In a classic Robinsonnade narrative, the Battle happens on the island, as the hero fights for his life, trying to find food, coming close to starvation and whatnot. This aspect of the Robinsonnade is the most interesting for an adult audience. We see the hero slowly lose his grip in Castaway, starring Tom Hanks. In Castaway, the hero almost loses himself.

But in a Margaret Wise Brown story, Scuppers had no problems on the island. He sleeps, he mends his own ship, he sails back into civilisation. Scuppers has literally zero problems surviving on the island. This is part of the gag above. This is what makes The Sailor Dog a parody of the Robinsonnade rather than a true Robinsonnade. It works as a story because the elements are all there — the emphasis is simply skewed.

SELF-REVELATION

The Self-revelation is that Scuppers is a proper sailor now. He’s survived a shipwreck, made a life for himself on a (semi-)deserted island, and now he’s wearing sailor clothes to boot. The scene in which Scupper hangs all his new sailor clothes on his hook is the Self-revelation scene.
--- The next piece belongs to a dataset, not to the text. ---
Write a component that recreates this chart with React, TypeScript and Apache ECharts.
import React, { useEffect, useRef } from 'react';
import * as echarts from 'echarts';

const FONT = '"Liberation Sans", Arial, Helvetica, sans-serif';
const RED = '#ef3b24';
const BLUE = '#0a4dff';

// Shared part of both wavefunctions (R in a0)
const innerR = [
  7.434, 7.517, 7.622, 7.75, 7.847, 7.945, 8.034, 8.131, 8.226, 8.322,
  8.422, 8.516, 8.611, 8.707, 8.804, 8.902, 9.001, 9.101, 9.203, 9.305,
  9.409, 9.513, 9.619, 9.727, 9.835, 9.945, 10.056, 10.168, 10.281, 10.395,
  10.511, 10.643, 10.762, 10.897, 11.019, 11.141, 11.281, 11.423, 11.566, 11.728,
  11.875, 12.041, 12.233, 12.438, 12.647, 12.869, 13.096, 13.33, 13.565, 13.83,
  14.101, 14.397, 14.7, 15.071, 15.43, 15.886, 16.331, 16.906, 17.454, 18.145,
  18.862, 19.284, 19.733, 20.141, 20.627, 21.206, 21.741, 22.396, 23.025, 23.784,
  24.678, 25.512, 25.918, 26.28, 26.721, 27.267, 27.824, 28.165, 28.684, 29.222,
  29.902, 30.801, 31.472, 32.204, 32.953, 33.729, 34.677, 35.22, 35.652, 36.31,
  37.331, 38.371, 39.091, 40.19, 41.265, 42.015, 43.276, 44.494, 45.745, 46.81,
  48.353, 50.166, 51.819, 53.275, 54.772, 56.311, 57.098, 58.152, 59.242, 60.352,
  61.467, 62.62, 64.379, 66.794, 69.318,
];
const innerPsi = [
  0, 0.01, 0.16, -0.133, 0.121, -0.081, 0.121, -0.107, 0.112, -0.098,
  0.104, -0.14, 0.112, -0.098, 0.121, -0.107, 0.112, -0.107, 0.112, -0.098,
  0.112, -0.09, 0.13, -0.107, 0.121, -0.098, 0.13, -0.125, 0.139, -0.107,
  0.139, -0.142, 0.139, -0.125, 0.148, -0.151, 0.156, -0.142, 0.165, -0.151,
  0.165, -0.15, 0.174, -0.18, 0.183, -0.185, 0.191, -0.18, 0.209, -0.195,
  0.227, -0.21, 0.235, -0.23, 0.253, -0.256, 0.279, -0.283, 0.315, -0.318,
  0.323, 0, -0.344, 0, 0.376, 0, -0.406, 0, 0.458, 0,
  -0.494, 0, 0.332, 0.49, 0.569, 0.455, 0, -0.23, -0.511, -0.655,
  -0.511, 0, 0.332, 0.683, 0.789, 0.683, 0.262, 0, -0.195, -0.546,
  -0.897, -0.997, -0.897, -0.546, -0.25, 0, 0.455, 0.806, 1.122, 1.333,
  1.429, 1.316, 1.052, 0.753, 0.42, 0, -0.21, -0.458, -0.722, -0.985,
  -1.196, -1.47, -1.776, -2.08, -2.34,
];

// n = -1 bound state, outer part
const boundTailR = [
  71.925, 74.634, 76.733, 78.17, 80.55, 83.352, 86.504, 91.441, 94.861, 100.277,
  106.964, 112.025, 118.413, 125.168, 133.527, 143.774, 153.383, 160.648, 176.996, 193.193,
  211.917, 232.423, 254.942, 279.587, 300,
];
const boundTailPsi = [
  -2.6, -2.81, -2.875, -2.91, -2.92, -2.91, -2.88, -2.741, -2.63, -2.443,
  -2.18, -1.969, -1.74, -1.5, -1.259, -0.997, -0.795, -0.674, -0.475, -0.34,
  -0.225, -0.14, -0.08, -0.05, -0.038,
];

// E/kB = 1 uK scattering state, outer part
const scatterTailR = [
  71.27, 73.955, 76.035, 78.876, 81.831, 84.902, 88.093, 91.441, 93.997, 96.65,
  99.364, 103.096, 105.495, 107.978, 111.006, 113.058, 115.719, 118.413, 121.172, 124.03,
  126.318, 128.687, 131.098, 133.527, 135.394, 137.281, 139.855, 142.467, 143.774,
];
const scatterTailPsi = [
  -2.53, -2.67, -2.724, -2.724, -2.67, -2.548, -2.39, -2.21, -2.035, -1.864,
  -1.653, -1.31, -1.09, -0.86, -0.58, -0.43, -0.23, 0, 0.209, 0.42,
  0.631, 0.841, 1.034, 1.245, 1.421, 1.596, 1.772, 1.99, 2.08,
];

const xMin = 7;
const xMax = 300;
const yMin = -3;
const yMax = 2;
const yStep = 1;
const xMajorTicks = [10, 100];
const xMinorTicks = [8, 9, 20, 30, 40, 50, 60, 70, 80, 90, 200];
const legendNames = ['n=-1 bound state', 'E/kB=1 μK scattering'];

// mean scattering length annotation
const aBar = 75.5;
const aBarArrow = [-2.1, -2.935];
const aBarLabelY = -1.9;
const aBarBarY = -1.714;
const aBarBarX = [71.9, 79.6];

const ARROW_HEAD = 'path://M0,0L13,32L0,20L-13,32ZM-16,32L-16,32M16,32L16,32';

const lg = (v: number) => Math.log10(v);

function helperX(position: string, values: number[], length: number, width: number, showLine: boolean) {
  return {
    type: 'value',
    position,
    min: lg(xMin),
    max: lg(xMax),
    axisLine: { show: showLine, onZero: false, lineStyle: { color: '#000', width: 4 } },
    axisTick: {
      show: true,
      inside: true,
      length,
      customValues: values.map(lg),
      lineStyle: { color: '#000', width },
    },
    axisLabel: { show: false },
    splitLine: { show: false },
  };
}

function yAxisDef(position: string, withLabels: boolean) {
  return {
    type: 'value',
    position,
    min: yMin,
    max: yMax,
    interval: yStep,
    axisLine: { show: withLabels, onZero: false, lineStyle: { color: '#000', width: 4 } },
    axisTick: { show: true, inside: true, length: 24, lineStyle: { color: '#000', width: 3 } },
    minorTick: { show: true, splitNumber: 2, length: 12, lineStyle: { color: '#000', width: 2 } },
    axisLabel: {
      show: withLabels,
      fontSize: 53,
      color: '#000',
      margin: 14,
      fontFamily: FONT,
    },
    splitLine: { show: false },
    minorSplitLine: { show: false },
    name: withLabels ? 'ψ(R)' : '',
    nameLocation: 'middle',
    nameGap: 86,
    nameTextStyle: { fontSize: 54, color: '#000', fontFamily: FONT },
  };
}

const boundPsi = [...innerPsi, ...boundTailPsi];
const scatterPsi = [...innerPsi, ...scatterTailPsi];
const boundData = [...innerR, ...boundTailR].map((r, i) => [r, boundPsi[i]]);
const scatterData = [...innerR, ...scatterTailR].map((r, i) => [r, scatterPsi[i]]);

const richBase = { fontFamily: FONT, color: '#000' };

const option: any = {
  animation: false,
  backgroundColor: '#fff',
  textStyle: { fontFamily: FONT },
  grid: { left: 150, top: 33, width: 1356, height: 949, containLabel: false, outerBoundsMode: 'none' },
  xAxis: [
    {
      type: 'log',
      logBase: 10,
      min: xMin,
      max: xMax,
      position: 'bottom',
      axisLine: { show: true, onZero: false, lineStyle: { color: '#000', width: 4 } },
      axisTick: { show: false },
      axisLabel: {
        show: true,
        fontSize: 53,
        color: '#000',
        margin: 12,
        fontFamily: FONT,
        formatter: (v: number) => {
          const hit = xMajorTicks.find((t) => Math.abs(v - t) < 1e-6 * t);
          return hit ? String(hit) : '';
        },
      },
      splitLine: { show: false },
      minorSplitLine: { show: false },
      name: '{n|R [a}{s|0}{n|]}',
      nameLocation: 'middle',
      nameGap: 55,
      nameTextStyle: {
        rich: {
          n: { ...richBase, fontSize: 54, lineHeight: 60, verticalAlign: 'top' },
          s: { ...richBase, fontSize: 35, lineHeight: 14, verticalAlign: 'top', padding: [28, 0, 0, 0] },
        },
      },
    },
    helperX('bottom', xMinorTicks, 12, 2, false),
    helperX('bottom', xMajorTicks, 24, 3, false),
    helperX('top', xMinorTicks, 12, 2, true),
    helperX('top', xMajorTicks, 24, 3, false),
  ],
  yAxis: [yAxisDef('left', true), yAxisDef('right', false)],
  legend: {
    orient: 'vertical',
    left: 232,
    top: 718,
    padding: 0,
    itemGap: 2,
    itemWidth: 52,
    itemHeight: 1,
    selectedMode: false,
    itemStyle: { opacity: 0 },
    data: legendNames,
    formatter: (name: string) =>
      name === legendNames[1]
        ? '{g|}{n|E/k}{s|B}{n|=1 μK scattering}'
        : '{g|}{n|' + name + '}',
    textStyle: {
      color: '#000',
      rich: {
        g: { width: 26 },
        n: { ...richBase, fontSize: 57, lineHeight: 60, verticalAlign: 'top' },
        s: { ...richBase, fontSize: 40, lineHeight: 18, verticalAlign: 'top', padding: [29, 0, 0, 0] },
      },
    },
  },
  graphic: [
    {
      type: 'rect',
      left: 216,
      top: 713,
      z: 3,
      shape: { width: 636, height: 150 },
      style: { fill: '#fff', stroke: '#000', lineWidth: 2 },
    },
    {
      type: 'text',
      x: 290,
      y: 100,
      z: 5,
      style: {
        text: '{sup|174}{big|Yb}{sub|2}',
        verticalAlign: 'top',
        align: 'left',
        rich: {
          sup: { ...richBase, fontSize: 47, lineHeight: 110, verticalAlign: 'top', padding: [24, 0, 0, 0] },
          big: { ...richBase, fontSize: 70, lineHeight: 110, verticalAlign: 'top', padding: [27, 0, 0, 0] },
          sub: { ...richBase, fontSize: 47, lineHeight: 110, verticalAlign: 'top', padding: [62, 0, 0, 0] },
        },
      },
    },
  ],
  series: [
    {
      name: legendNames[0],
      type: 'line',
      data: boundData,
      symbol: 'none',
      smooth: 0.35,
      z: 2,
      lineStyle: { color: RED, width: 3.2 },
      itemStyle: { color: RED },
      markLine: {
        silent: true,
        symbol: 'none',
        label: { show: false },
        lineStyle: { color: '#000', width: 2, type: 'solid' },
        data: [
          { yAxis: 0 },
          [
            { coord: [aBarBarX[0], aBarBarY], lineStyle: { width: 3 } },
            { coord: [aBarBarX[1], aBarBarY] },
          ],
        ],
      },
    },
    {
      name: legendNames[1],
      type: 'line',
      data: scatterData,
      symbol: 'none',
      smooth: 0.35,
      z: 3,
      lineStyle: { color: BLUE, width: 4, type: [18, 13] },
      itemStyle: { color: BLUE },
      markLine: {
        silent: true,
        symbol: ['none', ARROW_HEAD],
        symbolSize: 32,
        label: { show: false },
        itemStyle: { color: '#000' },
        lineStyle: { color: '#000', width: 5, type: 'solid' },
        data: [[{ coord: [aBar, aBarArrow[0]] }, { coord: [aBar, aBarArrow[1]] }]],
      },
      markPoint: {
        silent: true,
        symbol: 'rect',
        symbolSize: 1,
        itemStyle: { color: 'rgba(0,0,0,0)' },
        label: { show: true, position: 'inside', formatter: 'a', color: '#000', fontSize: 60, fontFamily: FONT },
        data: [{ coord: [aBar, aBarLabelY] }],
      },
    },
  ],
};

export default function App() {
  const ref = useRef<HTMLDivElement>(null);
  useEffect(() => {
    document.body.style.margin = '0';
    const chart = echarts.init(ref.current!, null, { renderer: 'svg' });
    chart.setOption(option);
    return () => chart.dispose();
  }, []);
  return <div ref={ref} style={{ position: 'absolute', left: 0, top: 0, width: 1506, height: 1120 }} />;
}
Of course, the audience must have the world knowledge to know what a sailor’s uniform looks like. Perhaps a modern audience needs this pointed out. In 1953 I suspect the sight of men in their defence force uniforms were far more common around the world.

NEW EQUILIBRIUM

And here he is where he wants to be–
a sailor sailing the deep green sea.

The story actually closes with his song. The song underscores the character arc, in case we missed it:

I am Scuppers the Sailor Dog–
I’m Scuppers the Sailor Dog–
I can sail in a gale
right over a whale
under full sail
in a fog.

and so on. The second verse is funnier, but I recommend you get your hands on the book.